L'échec de la lutte contre l'immigration irrégulière n'est pas uniquement politique ou comptable : il pèse sur la vie des Français au quotidien. Le Gouvernement a-t-il véritablement l'ambition de mener une politique migratoire efficace sur le terrain ? Quand comptez-vous la mettre en oeuvre ?
M. le président.
La parole est à Mme la ministre déléguée.
Mme Marlène Schiappa, ministre déléguée.
Vous me demandez si le Gouvernement a la volonté d'appliquer une politique ambitieuse. La réponse, à l'évidence, est oui ! J'ai, dans mon propos, détaillé le projet de budget que nous avons élaboré en ce sens et présenté la volonté que le ministre de l'intérieur et moi-même partageons.
Il me semble d'abord, important de distinguer entre deux types de situations – ce que nous avons d'ailleurs clairement fait dans le projet de budget, sur la base d'un postulat presque philosophique, dirai-je. D'une part, il est des personnes qui n'ont pas vocation à rester sur le territoire français. Vous avez raison quand vous dites qu'elles doivent être reconduites à la frontière et que les OQTF doivent être exécutées. C'est le sens du travail que mène le ministre de l'intérieur, y compris sur le front diplomatique, en engageant parfois un rapport de force avec les pays qui refusent de délivrer des laissez-passer consulaires. Cette situation, vous le savez très bien, perdure depuis longtemps. Pour la première fois, la France a pris une action forte afin que les OQTF soient appliquées et que les laissez-passer consulaires soient délivrés.

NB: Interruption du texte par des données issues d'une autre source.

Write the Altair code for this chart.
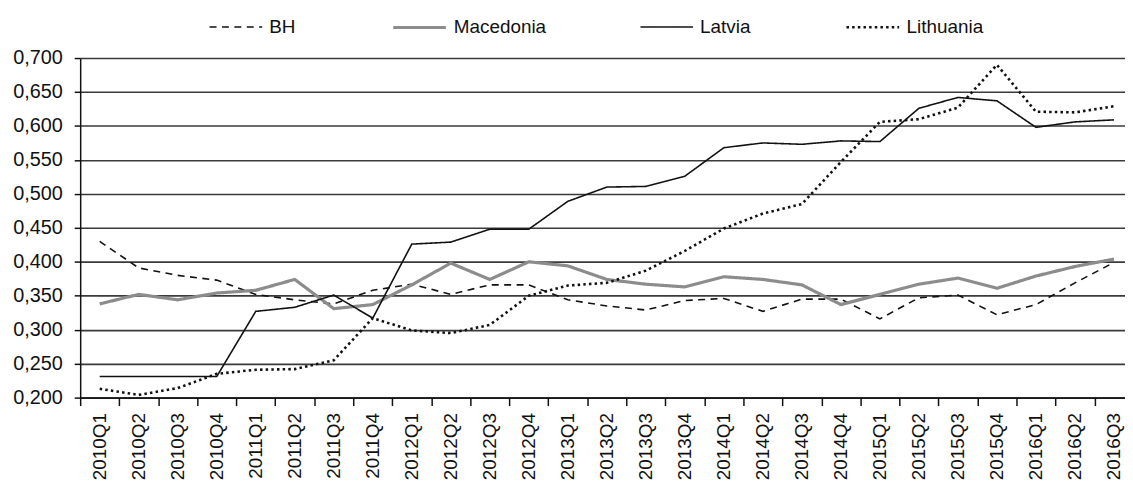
import altair as alt
import pandas as pd

quarters = ["2010Q1", "2010Q2", "2010Q3", "2010Q4",
            "2011Q1", "2011Q2", "2011Q3", "2011Q4",
            "2012Q1", "2012Q2", "2012Q3", "2012Q4",
            "2013Q1", "2013Q2", "2013Q3", "2013Q4",
            "2014Q1", "2014Q2", "2014Q3", "2014Q4",
            "2015Q1", "2015Q2", "2015Q3", "2015Q4",
            "2016Q1", "2016Q2", "2016Q3"]

bh = [0.430, 0.391, 0.380, 0.373, 0.352, 0.344, 0.338, 0.358, 0.367, 0.352,
      0.366, 0.366, 0.344, 0.335, 0.329, 0.343, 0.346, 0.327, 0.345, 0.345,
      0.316, 0.347, 0.351, 0.322, 0.337, 0.369, 0.399]
macedonia = [0.338, 0.352, 0.344, 0.354, 0.358, 0.374, 0.331, 0.337, 0.366, 0.398,
             0.374, 0.400, 0.394, 0.374, 0.367, 0.363, 0.378, 0.374, 0.366, 0.337,
             0.352, 0.367, 0.376, 0.361, 0.379, 0.393, 0.404]
latvia = [0.231, 0.231, 0.231, 0.231, 0.327, 0.333, 0.351, 0.317, 0.426, 0.429,
          0.448, 0.448, 0.489, 0.510, 0.511, 0.526, 0.568, 0.575, 0.573, 0.578,
          0.577, 0.626, 0.642, 0.637, 0.598, 0.606, 0.609]
lithuania = [0.213, 0.204, 0.214, 0.235, 0.241, 0.242, 0.255, 0.317, 0.299, 0.295,
             0.307, 0.350, 0.365, 0.369, 0.387, 0.416, 0.449, 0.471, 0.485, 0.547,
             0.606, 0.610, 0.627, 0.690, 0.621, 0.620, 0.629]

series_names = ["BH", "Macedonia", "Latvia", "Lithuania"]
series_values = [bh, macedonia, latvia, lithuania]
y_ticks = [0.20, 0.25, 0.30, 0.35, 0.40, 0.45, 0.50, 0.55, 0.60, 0.65, 0.70]

rows = []
for name, vals in zip(series_names, series_values):
    for q, v in zip(quarters, vals):
        rows.append({"quarter": q, "series": name, "value": v})
df = pd.DataFrame(rows)

FONT = "Liberation Sans"
STEP = 39.29

chart = alt.Chart(df).mark_line(strokeCap="butt").encode(
    x=alt.X("quarter:N",
            scale=alt.Scale(type="band", domain=quarters, range=[0, STEP * len(quarters)],
                            paddingInner=0, paddingOuter=0),
            axis=alt.Axis(title=None, labelAngle=270, labelAlign="right",
                          labelBaseline="middle", labelPadding=7, tickBand="extent",
                          tickSize=8, tickWidth=1.5, tickColor="#111", domainColor="#111",
                          domainWidth=1.5, grid=False, labelFontSize=19,
                          labelColor="#111", labelFont=FONT)),
    y=alt.Y("value:Q",
            scale=alt.Scale(domain=[0.2, 0.7], nice=False, zero=False),
            axis=alt.Axis(title=None, values=y_ticks,
                          labelExpr="replace(format(datum.value, '.3f'), '.', ',')",
                          tickSize=6, tickWidth=1.5, tickColor="#111", domainColor="#111",
                          domainWidth=1.5, labelPadding=12, grid=True, gridColor="#3a3a3a",
                          gridWidth=1.6, labelFontSize=20, labelColor="#111",
                          labelFont=FONT)),
    color=alt.Color("series:N",
                    scale=alt.Scale(domain=series_names,
                                    range=["#111111", "#8c8c8c", "#111111", "#111111"]),
                    legend=alt.Legend(title=None)),
    strokeDash=alt.StrokeDash("series:N",
                              scale=alt.Scale(type="ordinal", domain=series_names,
                                              range=[[7, 5.5], [1, 0], [1, 0], [2.5, 3.2]]),
                              legend=alt.Legend(title=None)),
    strokeWidth=alt.StrokeWidth("series:N",
                                scale=alt.Scale(type="ordinal", domain=series_names,
                                                range=[1.6, 3.2, 1.6, 2.6]),
                                legend=alt.Legend(title=None)),
).properties(
    width=1125 - 72.7,
    height=342,
    autosize=alt.AutoSizeParams(type="none"),
    padding={"left": 72.7, "top": 48.7, "right": 0, "bottom": 85.3},
).configure(
    font=FONT
).configure_view(
    stroke=None
).configure_legend(
    orient="none",
    legendX=129.3,
    legendY=-59.5,
    direction="horizontal",
    symbolType="stroke",
    symbolSize=2809,
    labelFontSize=19,
    labelFont=FONT,
    labelColor="#111",
    labelOffset=6,
    columnPadding=91,
    padding=0,
)

chart.save("out.html", embed_options={"renderer": "svg", "actions": False})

D'autre part, certaines personnes ont vocation à obtenir le statut de réfugié : celles qui vivent dans des pays en guerre ou sont persécutées dans leur pays d'origine, des petites filles menacées d'excision, des personnes LGBT+ menacées de mort, ou encore des réfugiés politiques…
M. Fabien Di Filippo.
Ce n'est pas la majorité des cas !
Mme Marlène Schiappa, ministre déléguée.
…que la France a vocation à accueillir, car elle est aussi le pays des droits de l'homme. C'est pourquoi nous avons alloué des crédits importants à l'OFPRA, afin d'appliquer la réduction des délais de réponse aux demandeurs d'asile adoptée par la représentation nationale en 2018.